------ Given information

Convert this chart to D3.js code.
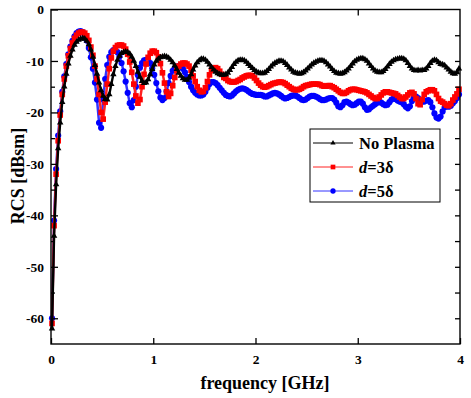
<!DOCTYPE html>
<html><head><meta charset="utf-8">
<script src="https://cdn.jsdelivr.net/npm/d3@7/dist/d3.min.js"></script>
<style>
body{margin:0;background:#fff;}
svg{display:block;font-family:"Liberation Serif","Times New Roman",serif;}
</style>
</head><body>
<svg id="chart" width="471" height="398"></svg>
<script>
// frequency [GHz] sampling: 0.01, 0.03, ... 3.99
const freqStart = 0.01, freqStep = 0.02;

const noPlasma = [-62,-44,-34,-27,-22,-18,-15,-12.5,-10.5,-9,
-7.8,-6.9,-6.3,-5.9,-5.7,-5.6,-5.7,-6.1,-6.8,-7.8,
-9.2,-10.8,-12.5,-14.2,-15.7,-16.8,-17.4,-17.5,-16.5,-14.5,
-12.6,-11.0,-9.8,-9.0,-8.5,-8.3,-8.2,-8.3,-8.6,-9.2,
-10.0,-11.0,-12.1,-13.1,-13.9,-14.3,-14.2,-13.6,-12.6,-11.6,
-10.7,-10.0,-9.6,-9.3,-9.2,-9.1,-9.2,-9.4,-9.8,-10.3,
-10.9,-11.6,-12.3,-12.9,-13.4,-13.7,-13.7,-13.3,-12.6,-11.7,
-10.9,-10.3,-9.9,-9.6,-9.6,-9.8,-10.2,-10.7,-11.2,-11.7,
-12.1,-12.4,-12.6,-12.7,-12.7,-12.6,-12.3,-11.8,-11.2,-10.6,
-10.2,-9.9,-9.8,-9.8,-9.9,-10.2,-10.6,-11.0,-11.4,-11.8,
-12.1,-12.3,-12.4,-12.4,-12.3,-12.0,-11.6,-11.1,-10.7,-10.4,
-10.2,-10.0,-10.0,-10.1,-10.4,-10.8,-11.3,-11.7,-12.1,-12.3,
-12.4,-12.5,-12.4,-12.2,-11.9,-11.5,-11.1,-10.7,-10.4,-10.2,
-10.0,-9.9,-9.9,-10.0,-10.3,-10.7,-11.1,-11.6,-12.0,-12.3,
-12.4,-12.5,-12.4,-12.2,-11.9,-11.5,-11.0,-10.5,-10.1,-9.8,
-9.6,-9.5,-9.5,-9.7,-10.0,-10.5,-11.0,-11.5,-11.9,-12.1,
-12.2,-12.2,-12.0,-11.6,-11.1,-10.6,-10.2,-9.9,-9.7,-9.6,
-9.5,-9.5,-9.6,-9.9,-10.4,-11.0,-11.5,-11.8,-11.9,-11.8,
-11.9,-11.8,-11.8,-11.5,-11.0,-10.4,-10.0,-9.8,-9.9,-10.3,
-10.6,-10.7,-10.9,-11.3,-11.7,-12.1,-12.4,-12.5,-12.2,-11.5];

const d3delta = [-61,-42,-32,-25.5,-20.5,-16.5,-13.5,-11,-9,-7.6,
-6.5,-5.6,-5.0,-4.6,-4.4,-4.4,-4.6,-5.1,-6.0,-7.3,
-8.9,-11.0,-13.5,-16.5,-20.0,-21.3,-18.0,-14.5,-11.5,-9.4,
-8.1,-7.4,-7.0,-6.9,-6.9,-7.1,-7.7,-8.7,-10.2,-12.2,
-14.5,-16.8,-18.2,-17.5,-15.0,-12.6,-10.6,-9.3,-8.5,-8.1,
-8.1,-8.4,-9.2,-10.5,-12.3,-14.3,-16.0,-16.9,-16.3,-14.8,
-13.2,-11.9,-11.0,-10.6,-10.4,-10.4,-10.6,-11.0,-11.8,-12.9,
-14.0,-15.0,-15.7,-16.0,-15.9,-15.2,-14.0,-12.7,-11.8,-11.4,
-11.3,-11.5,-12.0,-12.6,-13.2,-13.4,-13.8,-14.0,-14.1,-14.1,
-14.0,-13.8,-13.6,-13.3,-13.1,-12.9,-12.8,-12.8,-12.9,-13.3,
-13.8,-14.3,-14.7,-15.0,-15.1,-15.0,-14.8,-14.6,-14.4,-14.3,
-14.2,-14.1,-14.1,-14.2,-14.4,-14.7,-15.0,-15.3,-15.5,-15.6,
-15.6,-15.5,-15.3,-15.0,-14.8,-14.7,-14.6,-14.5,-14.5,-14.5,
-14.5,-14.6,-14.8,-14.9,-14.9,-14.8,-14.8,-15.0,-15.2,-15.5,
-15.8,-16.1,-16.3,-16.3,-16.1,-15.8,-15.6,-15.5,-15.5,-15.6,
-15.7,-15.8,-15.9,-16.0,-16.2,-16.5,-16.8,-17.1,-17.3,-17.3,
-17.0,-16.6,-16.2,-16.0,-16.0,-16.1,-16.2,-16.3,-16.4,-16.7,
-17.0,-17.3,-17.3,-17.0,-16.6,-16.2,-16.1,-16.4,-17.3,-18.3,
-18.5,-17.5,-16.5,-16.0,-15.8,-15.6,-15.6,-15.8,-16.5,-17.3,
-17.8,-18.0,-18.3,-18.6,-18.7,-18.3,-17.6,-17.0,-16.4,-15.5];

const d5delta = [-60,-41,-31,-24.5,-19.8,-16,-13,-10.6,-8.7,-7.2,
-6.1,-5.2,-4.6,-4.3,-4.2,-4.4,-5.0,-6.0,-7.5,-9.3,
-11.5,-14.2,-17.5,-22.0,-23.0,-17.5,-13.5,-10.8,-9.2,-8.3,
-7.9,-7.9,-8.3,-9.1,-10.4,-12.0,-14.0,-16.2,-18.2,-19.0,
-17.6,-15.0,-12.8,-11.3,-10.4,-9.9,-9.8,-9.9,-10.4,-11.4,
-12.7,-14.3,-15.9,-17.1,-17.6,-17.2,-15.9,-14.3,-12.9,-11.9,
-11.4,-11.1,-11.0,-11.1,-11.5,-12.2,-13.1,-14.1,-15.0,-15.7,
-16.2,-16.5,-16.7,-16.7,-16.5,-16.0,-15.2,-14.5,-14.1,-14.1,
-14.3,-14.7,-15.2,-15.7,-16.2,-16.6,-16.8,-16.9,-16.7,-16.3,
-15.9,-15.6,-15.4,-15.3,-15.4,-15.6,-15.9,-16.2,-16.4,-16.5,
-16.6,-16.6,-16.6,-16.7,-16.9,-16.9,-16.7,-16.5,-16.3,-16.2,
-16.3,-16.5,-16.8,-17.1,-17.3,-17.2,-17.0,-16.8,-16.7,-16.7,
-16.9,-17.2,-17.5,-17.6,-17.5,-17.2,-16.9,-16.8,-16.8,-16.9,
-17.1,-17.4,-17.6,-17.6,-17.5,-17.3,-17.2,-17.2,-17.5,-18.1,
-18.8,-19.0,-18.6,-18.0,-17.9,-18.1,-18.4,-18.6,-18.5,-18.2,
-17.9,-17.9,-18.3,-19.0,-19.5,-19.4,-19.0,-18.7,-18.4,-18.1,
-17.9,-18.1,-18.4,-18.6,-18.5,-18.0,-17.5,-17.3,-17.4,-17.7,
-17.9,-18.0,-18.4,-18.9,-19.2,-18.8,-17.8,-17.1,-16.9,-17.2,
-17.6,-17.9,-17.9,-17.7,-17.6,-18.0,-19.0,-20.2,-21.0,-21.2,
-20.8,-19.8,-19.0,-18.8,-18.9,-18.7,-18.2,-17.8,-17.2,-16.5];

const xTicks = [0, 1, 2, 3, 4];
const yTicks = [0, -10, -20, -30, -40, -50, -60];
const yMinorTicks = [-5, -15, -25, -35, -45, -55, -65];
const xDomain = [0, 4];
const yDomain = [-65, 0];

const frequency = noPlasma.map((_, i) => +(freqStart + freqStep * i).toFixed(2));

const svg = d3.select("#chart");
const L = 51, R = 460, T = 9.5, B = 344;
const x = d3.scaleLinear().domain(xDomain).range([L, R]);
const y = d3.scaleLinear().domain(yDomain).range([B, T]);

const series = [
  {name: "d5", values: d5delta, color: "#0000ff", line: "#3333ff", lw: 2.5, shape: "circle"},
  {name: "d3", values: d3delta, color: "#ff0000", line: "#ff2222", lw: 2.5, shape: "square"},
  {name: "np", values: noPlasma, color: "#000000", line: "#000000", lw: 2.4, shape: "triangle"}
];

const symbolFor = s => s === "circle" ? d3.symbol(d3.symbolCircle, 30)
  : s === "square" ? d3.symbol(d3.symbolSquare, 32)
  : d3.symbol(d3.symbolTriangle, 18);

const plot = svg.append("g");
series.forEach(s => {
  const pts = frequency.map((f, i) => [f, s.values[i]]);
  plot.append("path")
    .attr("d", d3.line().x(d => x(d[0])).y(d => y(d[1]))(pts))
    .attr("fill", "none").attr("stroke", s.line).attr("stroke-width", s.lw);
  plot.append("g").selectAll("path").data(pts).join("path")
    .attr("transform", d => `translate(${x(d[0])},${y(d[1])})`)
    .attr("d", symbolFor(s.shape)())
    .attr("fill", s.color);
});

// axes
const fmt = d => d3.format("d")(d).replace("−", "-");
svg.append("g").attr("transform", `translate(0,${B})`)
  .call(d3.axisBottom(x).tickValues(xTicks).tickSizeInner(-6).tickSizeOuter(0).tickPadding(10).tickFormat(fmt));
svg.append("g").attr("transform", `translate(${L},0)`)
  .call(d3.axisLeft(y).tickValues(yTicks).tickSizeInner(-7).tickSizeOuter(0).tickPadding(7).tickFormat(fmt));
svg.append("g").attr("transform", `translate(${L},0)`)
  .call(d3.axisLeft(y).tickValues(yMinorTicks.filter(v => v > -65)).tickSizeInner(-4).tickSizeOuter(0).tickFormat(""));
svg.append("g").attr("transform", `translate(${R},0)`)
  .call(d3.axisRight(y).tickValues(yTicks.concat(yMinorTicks).filter(v => v > -65 && v < 0)).tickSizeInner(-5).tickSizeOuter(0).tickFormat(""));
svg.append("g").attr("transform", `translate(0,${T})`)
  .call(d3.axisTop(x).tickValues(xTicks.filter(v => v > 0 && v < 4)).tickSizeInner(-6).tickSizeOuter(0).tickFormat(""));
svg.selectAll(".domain").remove();
svg.selectAll(".tick line").attr("stroke", "#000").attr("stroke-width", 1.3);
svg.selectAll(".tick text").attr("font-family", "'Liberation Serif',serif")
  .attr("font-size", 13.5).attr("font-weight", "bold").attr("fill", "#000");

svg.append("rect").attr("x", L).attr("y", T).attr("width", R - L).attr("height", B - T)
  .attr("fill", "none").attr("stroke", "#000").attr("stroke-width", 1.4);

// titles
svg.append("text").attr("x", 265).attr("y", 389).attr("text-anchor", "middle")
  .attr("font-size", 18).attr("font-weight", "bold").text("frequency [GHz]");
svg.append("text").attr("transform", "translate(24,176) rotate(-90)").attr("text-anchor", "middle")
  .attr("font-size", 18).attr("font-weight", "bold").text("RCS [dBsm]");

// legend
const legendLabels = [
  {pre: "No Plasma", it: "", post: ""},
  {pre: "", it: "d", post: "=3δ"},
  {pre: "", it: "d", post: "=5δ"}
];
const legendOrder = [series[2], series[1], series[0]];
const lg = svg.append("g");
lg.append("rect").attr("x", 310).attr("y", 129).attr("width", 130).attr("height", 73)
  .attr("fill", "#fff").attr("stroke", "#000").attr("stroke-width", 1);
legendOrder.forEach((s, i) => {
  const cy = 143 + i * 24;
  lg.append("line").attr("x1", 313).attr("x2", 353).attr("y1", cy).attr("y2", cy)
    .attr("stroke", s.line).attr("stroke-width", 1);
  lg.append("path").attr("transform", `translate(333,${cy})`).attr("d", d3.symbol(
      s.shape === "circle" ? d3.symbolCircle : s.shape === "square" ? d3.symbolSquare : d3.symbolTriangle,
      s.shape === "triangle" ? 12 : 22)()).attr("fill", s.color);
  const t = lg.append("text").attr("x", 359).attr("y", cy + 5.5).attr("font-size", 16.5).attr("font-weight", "bold");
  const lab = legendLabels[i];
  if (lab.pre) t.append("tspan").text(lab.pre);
  if (lab.it) t.append("tspan").attr("font-style", "italic").text(lab.it);
  if (lab.post) t.append("tspan").text(lab.post);
});
</script>
</body></html>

------------

Pictures stay out. Repeat only the lines from the beginning of the data through the line that has "const freqStart = 0.01, freqStep = 0.02;".

Convert this chart to D3.js code.
<!DOCTYPE html>
<html><head><meta charset="utf-8">
<script src="https://cdn.jsdelivr.net/npm/d3@7/dist/d3.min.js"></script>
<style>
body{margin:0;background:#fff;}
svg{display:block;font-family:"Liberation Serif","Times New Roman",serif;}
</style>
</head><body>
<svg id="chart" width="471" height="398"></svg>
<script>
// frequency [GHz] sampling: 0.01, 0.03, ... 3.99
const freqStart = 0.01, freqStep = 0.02;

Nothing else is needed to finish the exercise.